Automated Diagnostics

Automated Diagnostics – Click to expand!

GC Heavy Page - Click to expand!

GC Heavy Page – Click to expand!

Currently we only look for a few signatures but the plan is to expand the list. The signatures are for Mac but I’ll be accepting signatures for all platforms. If you have your own issue you would like to add either ping me, file a bug under ‘Core::Gecko Profiler’ or send me a pull request.

GFX Changes in Firefox 13

Every release the GFX team makes major changes to Firefox. By the time the release ships we’re often focused on future releases. Last week we decided in the public Graphics meeting (Join us) that we wanted to go back and announce the changes as they move in the release cycle to bring more visibility to what users are getting when they updating to Firefox 13. We hope to continue these posts every release. Here is the list I quickly put together using a few bugzilla and hg log queries. I tried to cherry pick important changes without any hard set of criteria. This list is far from inclusive. The best approximation of the Graphics changes in Firefox 13 is this.

I would also like to point out that we received major patches from the community in Firefox 13 and that this trend continues in Firefox 14, 15. We are starting development on Firefox 16 so get in touch with us if you’d like to contribute to GFX for Firefox 16.

Changes in Gecko 13

This released we focused on implementing the foundation for Off-main-thread compositing (OMTC). See my blog post for what OMTC buys us. It is still alpha quality but we will be shipping for mobile shortly and are in the process of getting it ready for Desktop:

  • BugĀ 598873 – Implemented alpha quality OMTC for Mac and Android

Improved our support for macbooks with dual GPU. You’ll find that Firefox will make better decisions about using the integrated GPU for low power usage and switch to the discrete GPU to handle intensive WebGL and plug-ins:

  • Bug 713305, 713305 – Improve dual GPU support on Mac with WebGL

Improved startup performance by optimizating how we query for D3D support on start-up:

  • Bug 722225 – Improve Firefox startup speed by ~5% (-70ms) on Windows by optimizing D3D10CreateDevice1

Updated our Graphics libraries:

  • Bug 721068 – Update to latest graphite2 code from upstream
  • Bug 698519 – Update to libjpeg-turbo 1.2

WebGL Improvements. Anisotropic support has been added. Check out the demo of anisotropic filter and select the checkbox to see the difference. NOTE: Anisotropic is not yet supported on windows with ANGLE renderer but we are working on it!

  • Bug 728354 – WebGL anisotropic texture filtering (Contributor)
WebGL anisotropic support

WebGL anisotropic support (on the right).
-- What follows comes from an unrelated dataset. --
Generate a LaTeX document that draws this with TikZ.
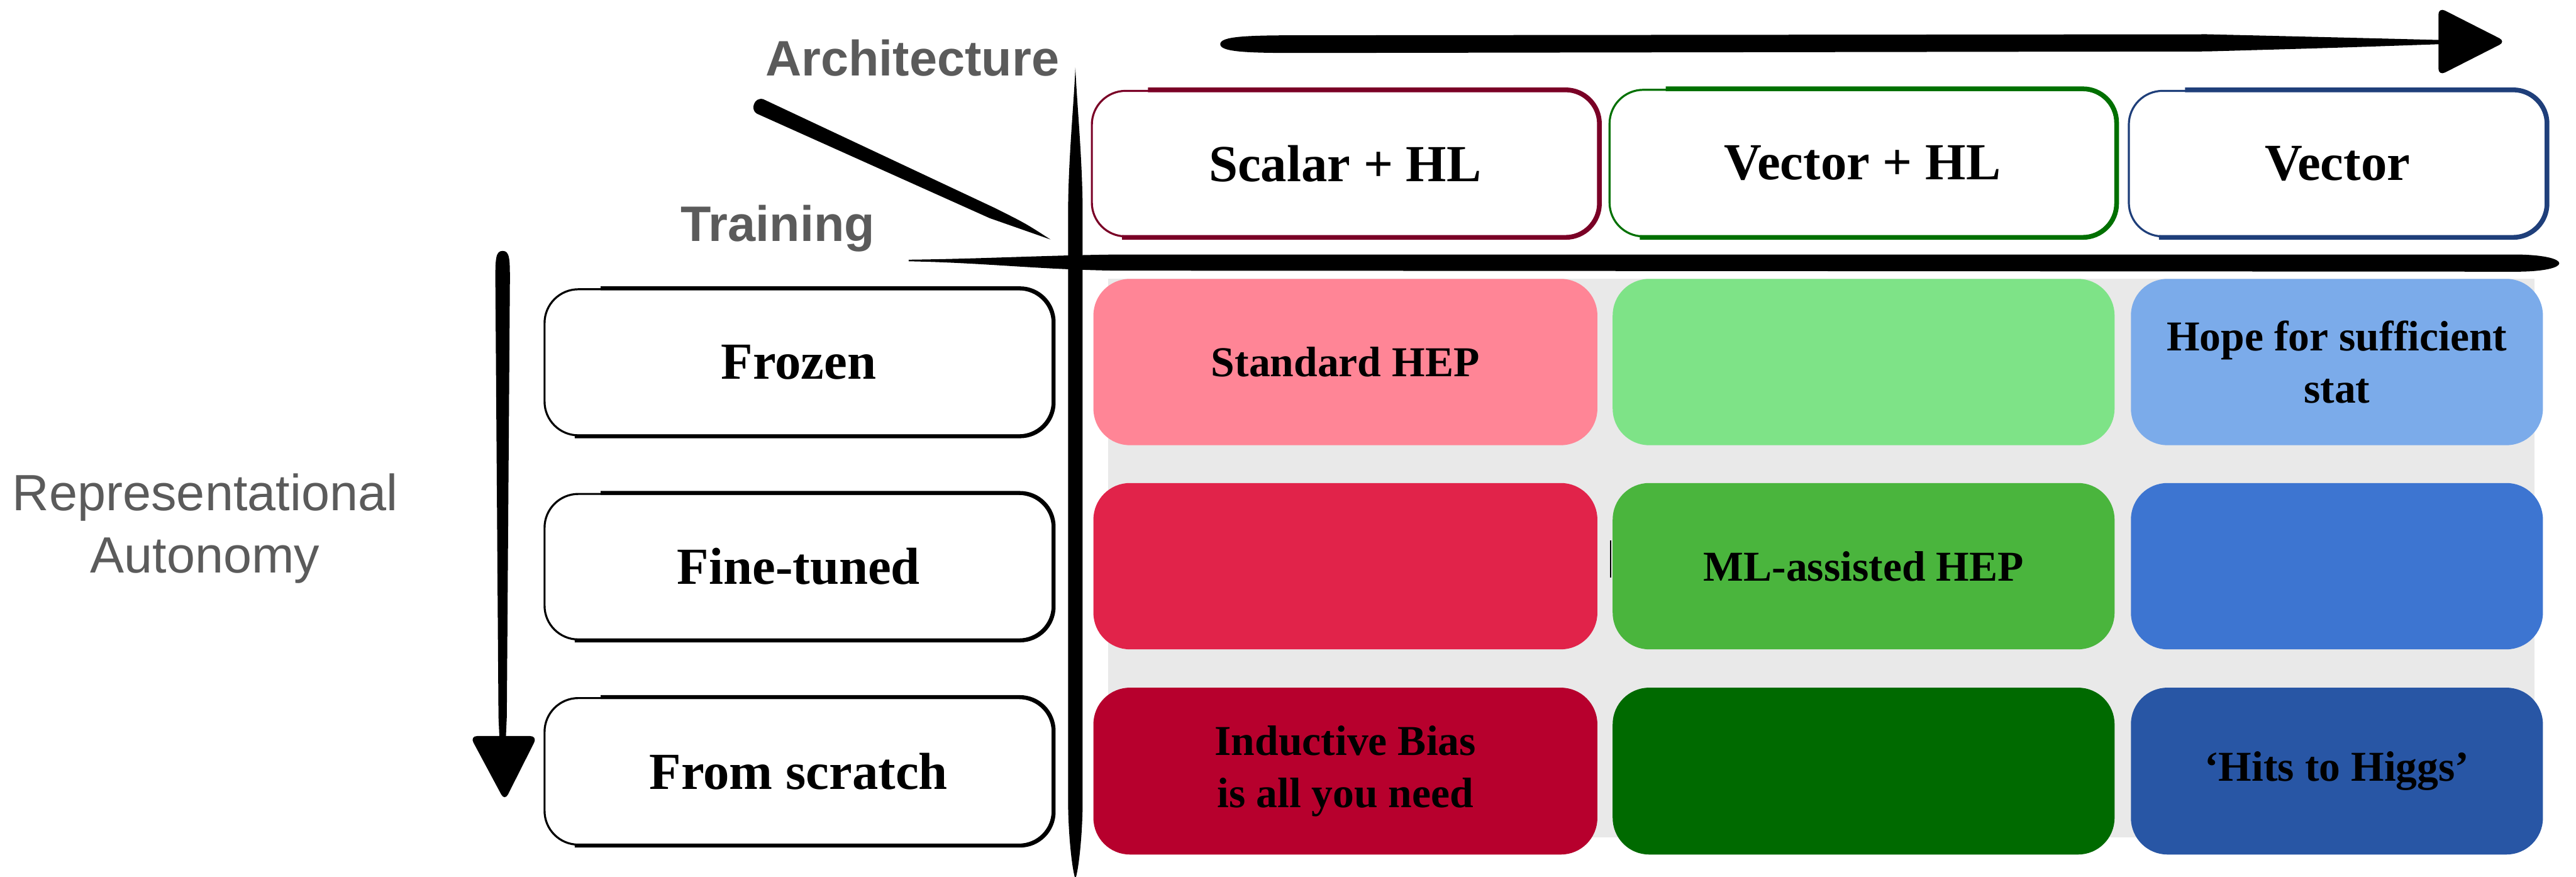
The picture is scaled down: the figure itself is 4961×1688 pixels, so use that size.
\documentclass[tikz,border=0pt]{standalone}
\usepackage{fontspec}
\setmainfont{Liberation Serif}
\newfontfamily\axisfont{Liberation Sans}

% header frame colours
\definecolor{scalarred}{HTML}{7A0026}
\definecolor{vecgreen}{HTML}{007000}
\definecolor{vecblue}{HTML}{1F3F7A}
% cell fills
\definecolor{cAa}{HTML}{FF8596}
\definecolor{cAb}{HTML}{7EE387}
\definecolor{cAc}{HTML}{7BABEA}
\definecolor{cBa}{HTML}{E1234A}
\definecolor{cBb}{HTML}{4AB53D}
\definecolor{cBc}{HTML}{3D75D1}
\definecolor{cCa}{HTML}{B7002D}
\definecolor{cCb}{HTML}{006A00}
\definecolor{cCc}{HTML}{2856A5}
\definecolor{gridbg}{HTML}{E9E9E9}
\definecolor{axisgray}{HTML}{5B5B5B}

\begin{document}
\begin{tikzpicture}[x=0.01cm, y=-0.01cm,
  frame/.style={draw=#1, line width=1.1pt, rounded corners=18.5pt, inner sep=0pt,
    font=\fontsize{28.5}{34}\selectfont\bfseries},
  brush/.style={draw=#1, line width=2.6pt, rounded corners=18.5pt},
  cell/.style={fill=#1, rounded corners=20pt, inner sep=0pt, align=center,
    font=\fontsize{23.3}{28.4}\selectfont\bfseries},
  axislabel/.style={text=axisgray, inner sep=0pt,
    font=\axisfont\fontsize{27.3}{33}\selectfont\bfseries},
]
\useasboundingbox (0,0) rectangle (4961,1688);

% ---- grey backdrop behind the grid ----
\fill[gridbg] (2134,536) rectangle (4881,1612);

% ---- grid cells ----
\node[cell=cAa, minimum width=9.70cm, minimum height=3.20cm] (c11) at (2591,697) {Standard HEP};
\node[cell=cAb, minimum width=9.66cm, minimum height=3.20cm] (c12) at (3589,697) {};
\node[cell=cAc, minimum width=7.93cm, minimum height=3.20cm] (c13) at (4500.5,697) {Hope for sufficient\\stat};
\node[cell=cBa, minimum width=9.70cm, minimum height=3.20cm] (c21) at (2591,1090) {};
\node[cell=cBb, minimum width=9.66cm, minimum height=3.20cm] (c22) at (3589,1090) {ML-assisted HEP};
\node[cell=cBc, minimum width=7.93cm, minimum height=3.20cm] (c23) at (4500.5,1090) {};
\node[cell=cCa, minimum width=9.70cm, minimum height=3.21cm] (c31) at (2591,1484.5) {Inductive Bias\\is all you need};
\node[cell=cCb, minimum width=9.66cm, minimum height=3.21cm] (c32) at (3589,1484.5) {};
\node[cell=cCc, minimum width=7.93cm, minimum height=3.21cm] (c33) at (4500.5,1484.5) {‘Hits to Higgs’};

% stray pen mark at the edge of the middle cell
\draw[line width=0.9pt] (3102,1040) -- (3102,1112);

% ---- architecture headers ----
\node[frame=scalarred, minimum width=9.75cm, minimum height=2.80cm] (h1) at (2590.5,315) {Scalar + HL};
\node[frame=vecgreen, minimum width=9.74cm, minimum height=2.82cm] (h2) at (3587,314) {Vector + HL};
\node[frame=vecblue, minimum width=8.03cm, minimum height=2.80cm] (h3) at (4501.5,315) {Vector};
\foreach \h/\c in {h1/scalarred, h2/vecgreen, h3/vecblue}
  \draw[brush=\c] ([xshift=1.1cm]\h.north west) -- (\h.north east) -- (\h.south east) -- ([xshift=0.6cm]\h.south west);

% ---- training rows ----
\node[frame=black, minimum width=9.78cm, minimum height=2.81cm] (r1) at (1538,697.5) {Frozen};
\node[frame=black, minimum width=9.78cm, minimum height=2.80cm] (r2) at (1538,1091) {Fine-tuned};
\node[frame=black, minimum width=9.78cm, minimum height=2.82cm] (r3) at (1538,1485) {From scratch};
\foreach \r in {r1,r2,r3}
  \draw[brush=black, line width=2.1pt] ([xshift=1.1cm]\r.north west) -- (\r.north east) -- (\r.south east) -- ([xshift=0.6cm]\r.south west);

% ---- axis captions ----
\node[axislabel, anchor=base] (arch) at (1757,146) {Architecture};
\node[axislabel, anchor=base] (train) at (1498,464) {Training};
\node[text=axisgray, inner sep=0pt, align=center,
      font=\axisfont\fontsize{27.9}{34.1}\selectfont] (autonomy) at (395,1018)
      {Representational\\Autonomy};

% ---- brush strokes ----
% diagonal divider
\fill (1470,191) -- (1915,400) .. controls (1975,430) .. (2023,461)
      .. controls (1965,440) .. (1906,420) -- (1458,219)
      .. controls (1444,212) and (1452,186) .. (1470,191) -- cycle;
% vertical divider
\fill (2071,130) .. controls (2074,200) and (2084,300) .. (2085,400) -- (2085,1550)
      .. controls (2084,1620) and (2076,1680) .. (2071,1692)
      .. controls (2066,1680) and (2058,1620) .. (2057,1550) -- (2057,400)
      .. controls (2058,300) and (2068,200) .. (2071,130) -- cycle;
% horizontal divider
\fill (1750,500) .. controls (1900,498) and (2000,492) .. (2150,490) -- (4850,490)
      .. controls (4955,492) and (4955,522) .. (4850,523) -- (2150,521)
      .. controls (2000,519) and (1900,506) .. (1750,503) -- cycle;
% architecture arrow
\fill (2350,85) .. controls (2350,70) and (2400,68) .. (2500,68) -- (4250,66)
      .. controls (4500,72) .. (4700,77) -- (4700,85)
      .. controls (4500,92) .. (4250,99) -- (2500,102)
      .. controls (2400,102) and (2350,100) .. (2350,85) -- cycle;
\fill[rounded corners=4pt] (4696,14) -- (4826,80) -- (4696,146) -- cycle;
% autonomy arrow
\fill (968,483) .. controls (982,483) and (982,500) .. (982,540) -- (976,1380)
      -- (974,1425) -- (962,1425) -- (960,1380) -- (954,540)
      .. controls (954,500) and (954,483) .. (968,483) -- cycle;
\fill[rounded corners=4pt] (905,1417) -- (1035,1417) -- (972,1542) -- cycle;
\end{tikzpicture}
\end{document}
Click to expand.

  • Bug 676071 – WebGL long identifier mapping (security and conformance)
  • Bug 710594 – WebGL about:memory improvements (Contributor)
WebGL Memory reporting

WebGL Memory reporting (1)

WebGL Memory reporting

WebGL Memory reporting (2)

  • Various WebGL conformance improvements (Bug 730554, Bug 727547) (Contributor)

Added support for apitrace as a debugging tool for powerusers on Android:

  • Bug 674753 – Add support for loading apitrace explicitly on Android
APITrace support for Fennec

APITrace support for Fennec

Various improvements to hardware accelerated compositing for all platforms.
Various improvements to font support.
Various improvements to the Mac Azure Quartz Canvas implementation.